Overall these are the points:
- Praying, reading documentation, reading comments, and looking at issues as the primary means of understanding code
- Reading code and debugging as an aid to understanding code
- Debug as the primary means of verifying understanding
- Daily organization of the day's understanding
- If you don't understand, leave an impression and skip ahead.
Why pray?
Because authors don't necessarily care too much about documentation and annotations: most have correct implementation as their main goal. So keep your fingers crossed that the documentation and annotations are correct, or mostly correct.
Why don't you consider the absence of documentation and comments? The reason is simple: if the project is not well known, the author doesn't bother to maintain it, so it's not unusual for these things to be absent or imperfect.
So, pick the famous one.
Why read the documentation?
If the documentation is of sufficiently high quality, an overview of each part of the code, or at least the key parts, will be documented, and will also be associated with the names of variables in the code.
Such as redis backlog, in fact, you can directly through grep in the code to find the corresponding variables, to this point you can directly speculate on which functions are operating backlog, which can help you understand the code.
Why read issue?
The issue is the user making the request to the author, so it at least explains why the feature is there.
But anyone who can mention issue should be a programmer, so both authors and users will discuss the reasons, design details of this feature or bug.
For example, redis uses epoll, which is epoll_create instead of epoll_create1, and the reason for this is compatibility with older kernel versions.
Why organize?
The reason is simple: code is complex and people tend to forget things.
Let's not talk about reading code, let's talk about writing code. You write a function today, and then two weeks later you look at it and you're probably thinking, "Who wrote this shit?".

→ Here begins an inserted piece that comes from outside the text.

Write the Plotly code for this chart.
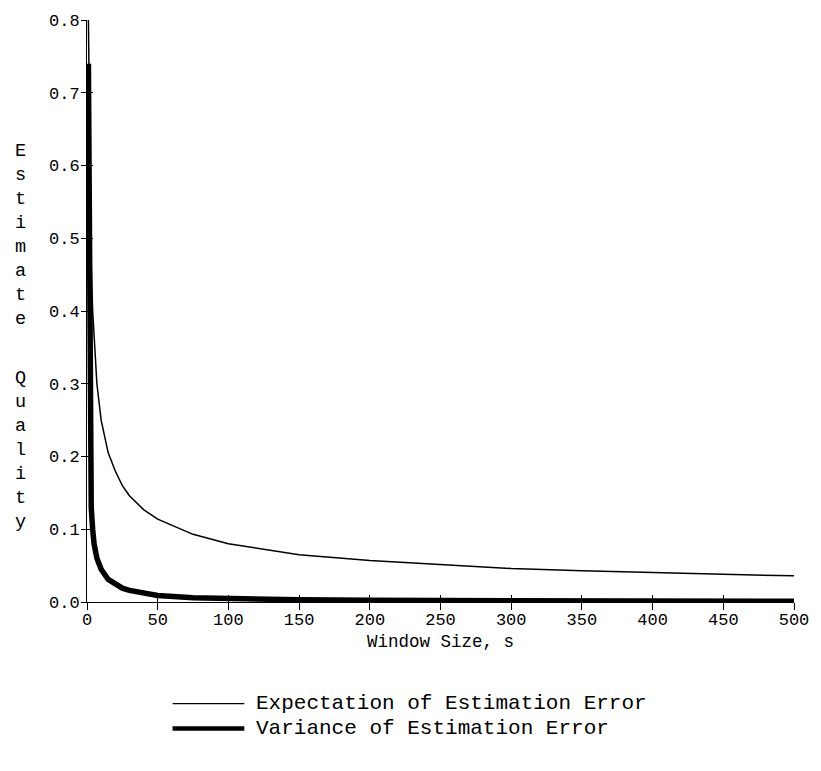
import plotly.graph_objects as go

# Window sizes at which the two error measures are evaluated
window_size = [1, 2, 3, 4, 5, 7, 10, 15, 20, 25, 30, 40, 50, 75, 100, 150,
               200, 250, 300, 350, 400, 450, 500]

# Expectation of the estimation error
expectation = [0.80, 0.57, 0.46, 0.40, 0.36, 0.30, 0.25, 0.205, 0.18, 0.16,
               0.146, 0.127, 0.114, 0.093, 0.080, 0.065, 0.057, 0.051, 0.046,
               0.043, 0.040, 0.038, 0.036]

# Variance of the estimation error
variance = [0.74, 0.20, 0.13, 0.10, 0.08, 0.06, 0.045, 0.031, 0.024, 0.019,
            0.016, 0.012, 0.009, 0.006, 0.0045, 0.003, 0.0023, 0.0018, 0.0015,
            0.0013, 0.0011, 0.001, 0.0009]

x_ticks = [0, 50, 100, 150, 200, 250, 300, 350, 400, 450, 500]
y_ticks = [0.0, 0.1, 0.2, 0.3, 0.4, 0.5, 0.6, 0.7, 0.8]

legend_names = ["Expectation of Estimation Error", "Variance of Estimation Error"]

FONT = "Liberation Mono, Courier New, monospace"

fig = go.Figure()
fig.add_trace(go.Scatter(x=window_size, y=expectation, mode="lines",
                         line=dict(color="black", width=1.5),
                         name=legend_names[0], showlegend=False))
fig.add_trace(go.Scatter(x=window_size, y=variance, mode="lines",
                         line=dict(color="black", width=5.5),
                         name=legend_names[1], showlegend=False))
# invisible trace that anchors the mirrored tick axes
fig.add_trace(go.Scatter(x=window_size, y=expectation, mode="markers",
                         marker=dict(opacity=0), xaxis="x2", yaxis="y2",
                         showlegend=False, hoverinfo="skip"))

axis_common = dict(showgrid=False, zeroline=False, color="black",
                   tickfont=dict(family=FONT, size=17, color="black"))

fig.update_layout(
    width=821, height=771,
    margin=dict(l=87, r=24, t=18, b=169),
    paper_bgcolor="white", plot_bgcolor="white",
    font=dict(family=FONT, color="black"),
    xaxis=dict(range=[0, 500], tickvals=x_ticks, ticks="outside", ticklen=7,
               tickwidth=1, showline=True, linewidth=1, linecolor="black",
               ticklabelstandoff=-5, **axis_common),
    yaxis=dict(range=[0, 0.8], tickvals=y_ticks, tickformat=".1f",
               ticks="outside", ticklen=5, tickwidth=1, showline=True,
               linewidth=1, linecolor="black", ticklabelstandoff=-2,
               **axis_common),
    xaxis2=dict(range=[0, 500], tickvals=x_ticks, ticks="inside", ticklen=7,
                tickwidth=1, overlaying="x", anchor="y2", side="bottom",
                showticklabels=False, showline=False, showgrid=False,
                zeroline=False, tickcolor="black"),
    yaxis2=dict(range=[0, 0.8], tickvals=y_ticks, ticks="inside", ticklen=6,
                tickwidth=1, overlaying="y", anchor="x2", side="left",
                showticklabels=False, showline=False, showgrid=False,
                zeroline=False, tickcolor="black"),
)

# Axis titles
fig.add_annotation(text="Window Size, s", xref="paper", yref="paper",
                   x=0.5, y=-0.0685, xanchor="center", yanchor="middle",
                   showarrow=False, font=dict(family=FONT, size=17.5))
for word, yc in (("Estimate", 0.630), ("Quality", 0.261)):
    fig.add_annotation(text="<br>".join(word), xref="paper", yref="paper",
                       x=-0.094, y=yc, xanchor="center", yanchor="middle",
                       showarrow=False, font=dict(family=FONT, size=18.5))

# Legend drawn below the plot
legend_rows = [(-0.1747, 1.3), (-0.2175, 4.5)]
for name, (yl, w) in zip(legend_names, legend_rows):
    fig.add_shape(type="line", xref="paper", yref="paper",
                  x0=0.121, x1=0.2225, y0=yl, y1=yl,
                  line=dict(color="black", width=w))
    fig.add_annotation(text=name, xref="paper", yref="paper",
                       x=0.2366, y=yl, xanchor="left", yanchor="middle",
                       showarrow=False, font=dict(family=FONT, size=21))

fig.write_html("out.html")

Don't trust the draft paper in your hand to keep a clear record of it all, because first of all pen and paper doesn't make it easy to revise what you've written down, and you might have to write a whole bunch of stuff into a very small piece of space, and second of all the draft paper is there to help you make sense of a small piece of stuff, so it's going to be messy, so the next day comes around, and you never want to look at it again.
I used to be a big fan of using draft paper, with the result that although I wrote a lot, I pretty much started from scratch the next day. Just look at how much draft paper I used, with the pen in it as a reference.
How to organize it? First, using electronics, draw over the execution flowchart, and next to the flowchart mark at least which function this is doing what, even if you can be precise about which line. Then make a note of what problem you worked on today and what you will work on next. If you have a web page, remember to post it as well.
Remember to save a copy of the breakpoints as well, if they are still used.
For what is not understood
Because of the lack of understanding of the entire project when reading the code, there are some hard to understand parts that come up, so consider skipping them.
How do you leave an impression of what you don't understand?
First, if you can, read the comments, or check the documentation using keywords, to get a general idea of what this is for. For example, when redis is reusing rdb, the comments say that this is a replication buffer. But you don't know what this buffer is or what it does. After checking it out and manipulating the backlog, I learned that this is the location of the history of the replication command.
/* Perfect, the server is already registering differences for
* another slave. Set the right state, and copy the buffer.
* We don't copy buffer if clients don't want. */
if (!(c->flags & CLIENT_REPL_RDBONLY))
copyReplicaOutputBuffer(c,slave);
But what if you still don't understand it? There's nothing you can do but organize where in which document you don't understand.
Understanding the Basics
When reading the code, you have to understand at least the most basic parts of the whole program, like the thread model. Then you also have to find things that are obviously very generic, like the encapsulation of TCP connections. If you don't read the thread model, then you don't know when a process is done and its next steps.
For example a PING/PONG that receives a PING and then sets up a write callback to send the PONG. without understanding the threading model, this is likely to be ignored.
Of course there are things to keep in mind like timers, make sure you know the author's design. I personally don't recommend the redis timer implementation because it has to do too many things! A serverCron inside do a lot of things, both to manage the cluster, but also master-slave replication, but also to update their own state, but also responsible for reconnection!
Of course I haven't figured out what kind of timer can be both easy to write and easy to read code for the time being.